Can the DPUCZ be used for alternate purposes beyond deployment of neural networks? For example, signal processing operations?¶
While Xilinx DPUs are well optimized for certain operations that overlap with signal processing (i.e., convolution, elementwise, etc.), deployment of conventional signal processing functions is neither the purpose nor intent of the Vitis AI IDE and the DPUCZ. Today, the Vitis AI tool DPU instruction compiler is not provided as open source, and the instruction set for the DPUCZ is not publicly documented.For signal processing applications, we provide highly optimized IP cores as well as open-source libraries supporting a wide variety of FFT architectures, including both streaming and time-division multiplex applications. Furthermore, we have support for advanced FFT architectures such as SSR. It is much more efficient to deploy such functions by leveraging IP that has been optimized for these tasks. Remember, the DPUCZ is optimized for INT8 quantized operations. In many signal processing applications, the pipeline employs a higher dynamic range, such as 10, 12, 14, bit s. Furthermore, many signal processing applications employ a streaming data pipeline that does not align well with the operation of the DPUCZ.Similarly, common signal processing operations are provided as optimized IP in the Vivado®IP catalog. For the highest levels of performance in RTL designs, we would generally refer users to these IP. Most of the IP that you will require is free and available in the Vivado Design Suite (free “included” license). For users who prefer an open-source, HLS-based implementation or pure software (Vitis™ IDE) flow, the Vitis Accelerated Libraries are an excellent solution.Finally, if you are an avid Simulink® tool user, you may also wish to consider our Vitis Model Composer / System Generator workflow.
What is the difference between the Vitis AI integrated development environment and the FINN workflow?¶
The two methods are complementary. The FINN workflow is differentiated from the Vitis AI IDE workflow in that it does not employ a general-purpose AI inference accelerator. Rather, the FINN toolchain builds a network-specific dataflow architecture, leveraging streaming interfaces between layers. Effectively, the entire CNN is unrolled and implemented layer by layer in fabric. The result is that a FINN implementation is optimized specifically for a specific neural network architecture. A new bitstream is required if the user chooses to modify the structure or parameters (excluding weights) of the neural network graph. The benefits of the FINN approach can include:
Highly optimized latency
Highly optimized programmable logic utilization for small networks
High throughput for small networks
High power efficiency
Flexibility to employ mixed precision (quantization on a layer-by-layer basis)
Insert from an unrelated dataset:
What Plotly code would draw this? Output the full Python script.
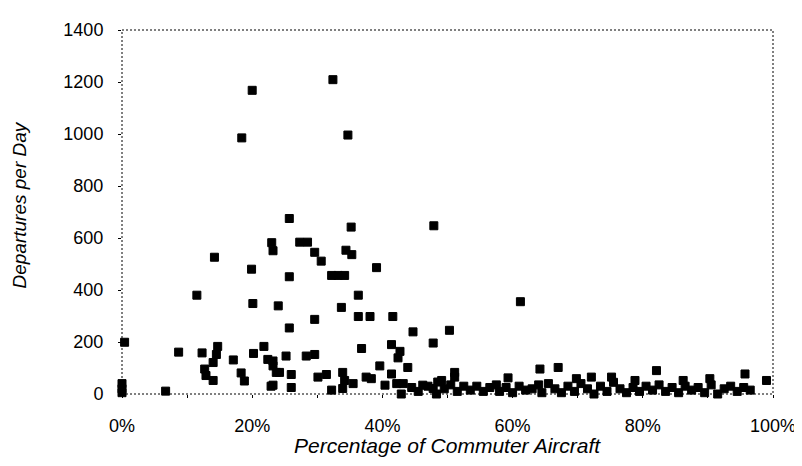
import plotly.graph_objects as go

# share of commuter aircraft (%) and daily departures
pct_commuter = [
    0, 0, 0, 0.4, 6.7, 8.7, 11.5, 12.3, 12.7, 12.9, 14.0, 14.0, 14.5, 14.7, 14.2,
    17.1, 18.3, 18.8, 18.4, 20.0, 19.9, 20.1, 20.2, 21.8, 22.4, 23.2, 23.7, 22.9,
    23.0, 23.2, 23.2, 23.2, 24.0, 24.2, 25.2, 25.7, 25.7, 25.7, 26.0, 26.0, 27.3,
    28.5, 28.3, 29.6, 29.6, 29.6, 30.1, 30.6, 31.4, 32.2, 33.2, 32.4, 32.2, 33.7,
    33.9, 33.9, 34.2, 34.2, 34.4, 34.7, 35.2, 35.3, 35.5, 36.3, 36.3, 38.1, 36.8,
    37.5, 38.3, 39.1, 39.6, 40.4, 41.4, 41.6, 41.4, 42.2, 42.4, 42.7, 43.2, 42.9,
    43.9, 44.7, 46.2, 47.8, 47.9, 47.8, 48.3, 48.5, 49.1, 50.3, 51.1, 51.1, 59.3,
    61.2, 64.2, 67.0, 69.8, 72.1, 75.2, 78.8, 82.1, 86.2, 90.3, 95.7, 99.0,
    # dense band near the bottom
    44.5, 45.5, 47.0, 49.5, 50.5, 51.5, 52.5, 53.5, 54.5, 55.5, 56.5, 57.5, 58.0,
    59.0, 60.0, 61.0, 62.0, 63.0, 64.0, 64.5, 65.5, 66.5, 67.5, 68.5, 69.5, 70.5,
    71.5, 72.5, 73.5, 74.5, 75.5, 76.5, 77.5, 78.5, 79.5, 80.5, 81.5, 82.5, 83.5,
    84.5, 85.5, 86.5, 87.5, 88.5, 89.5, 90.5, 91.5, 92.5, 93.5, 94.5, 95.5, 96.5,
]
departures = [
    40, 20, 5, 199, 11, 161, 380, 158, 96, 71, 52, 121, 152, 183, 526,
    131, 81, 50, 985, 1168, 480, 348, 156, 183, 133, 108, 83, 30,
    582, 551, 127, 34, 339, 83, 146, 675, 451, 254, 75, 25, 584,
    584, 146, 545, 287, 152, 65, 511, 75, 456, 456, 1209, 15, 333,
    83, 21, 456, 52, 553, 996, 642, 536, 40, 380, 298, 298, 175,
    65, 59, 486, 108, 34, 190, 298, 77, 40, 139, 164, 40, 0,
    102, 239, 34, 196, 647, 21, 0, 46, 52, 245, 83, 65, 62,
    355, 96, 102, 59, 65, 65, 52, 90, 52, 59, 77, 52,
    25, 10, 30, 20, 35, 10, 30, 15, 30, 10, 25, 35, 10,
    25, 5, 30, 15, 20, 35, 5, 40, 20, 5, 30, 10, 40,
    20, 0, 30, 10, 45, 20, 5, 25, 10, 30, 15, 35, 10,
    25, 5, 30, 15, 25, 5, 35, 0, 20, 30, 10, 25, 15,
]

x_ticks = [0, 20, 40, 60, 80, 100]
x_tick_labels = ["0%", "20%", "40%", "60%", "80%", "100%"]
y_ticks = [0, 200, 400, 600, 800, 1000, 1200, 1400]

FONT = "Liberation Sans, Arial, sans-serif"

fig = go.Figure()
fig.add_trace(go.Scatter(
    x=pct_commuter,
    y=departures,
    mode="markers",
    marker=dict(symbol="square", size=8, color="black",
                line=dict(color="black", width=1)),
    cliponaxis=False,
    showlegend=False,
))

# dotted frame around the plot area
fig.add_shape(type="rect", xref="paper", yref="paper", x0=0, y0=0, x1=1, y1=1,
              line=dict(color="black", width=1, dash="2px,2px"))

fig.update_xaxes(
    range=[0, 100], tickvals=x_ticks, ticktext=x_tick_labels,
    showgrid=False, zeroline=False, showline=False,
    ticks="outside", ticklen=3, tickcolor="black", ticklabelstandoff=12,
    minor=dict(dtick=10, ticks="outside", ticklen=3, tickcolor="black", showgrid=False),
    tickfont=dict(family=FONT, size=18, color="black"),
)
fig.update_yaxes(
    range=[0, 1400], tickvals=y_ticks,
    showgrid=False, zeroline=False, showline=False,
    ticks="outside", ticklen=3, tickcolor="black", ticklabelstandoff=11,
    tickfont=dict(family=FONT, size=18, color="black"),
)

# axis titles as annotations for exact placement
fig.add_annotation(text="Percentage of Commuter Aircraft", xref="paper", yref="paper",
                   x=0.5, y=-0.142, xanchor="center", yanchor="middle", showarrow=False,
                   font=dict(family=FONT, size=21, color="black", style="italic"))
fig.add_annotation(text="Departures per Day", xref="paper", yref="paper",
                   x=-0.157, y=0.52, xanchor="center", yanchor="middle",
                   textangle=-90, showarrow=False,
                   font=dict(family=FONT, size=19, color="black", style="italic"))

# the page body adds an 8px offset, so margins are shifted to compensate
fig.update_layout(
    width=802, height=466,
    margin=dict(l=114, r=37, t=12, b=80),
    plot_bgcolor="white", paper_bgcolor="white",
    font=dict(family=FONT, color="black"),
)

fig.write_html("out.html")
This is all in contrast to the Vitis AI DPUs, which are fixed architecture, general-purpose AI accelerators that can deploy a wide variety of neural networks without requiring a new bitstream when the neural network graph structure is changed. The benefits of the Vitis AI IDE workflow can include:
Flexibility to deploy both shallow and deep neural networks with comparable programmable logic resource utilization
No requirement to update the bitstream when switching to a different neural network architecture
Ability to deploy multiple networks and process a variable number of streams with a single accelerator
Fixed INT8 precision
Low-latency, general-purpose applications
Multi-network, multi-stream, deployments with a single DPU instance
I have a ZCU106 board. Can I leverage the Vitis AI IDE with the ZCU106? How do I get started?¶
The ZCU106 board can be leveraged, but you are correct in concluding that the Vitis AI IDE repository does not provide an image that supports this board for evaluation purposes. You might wish to test drive DPU Pynq, which does have (currently unverified) support for the ZCU106.
In the past, developers have ported the DPUCZ reference design (formerly known as the TRD) to the ZCU106 board. We do not formally document this process today, but if you wish to pursue this, you may want to start with these references:
What is the specific AI accelerator that AMD Xilinx provides for Zynq™ Ultrascale+? Is it a systolic array?¶
The DPUCZ IP that is provided with the Vitis AI IDE is the specialized accelerator. It is a custom processor that has a specialized instruction set. Graph operators such as CONV, POOL, ELTWISE are compiled as instructions that are executed by the DPU. The DPUCZ bears similarities to a systolic array but has specialized micro-coded engines that are optimized for specific tasks. Some of these engines are optimized for conventional convolution, while some are optimized for tasks such as depth-wise convolution, eltwise and others. We tend to refer to the DPUCZ as a Matrix of (Heterogeneous) Processing Engines.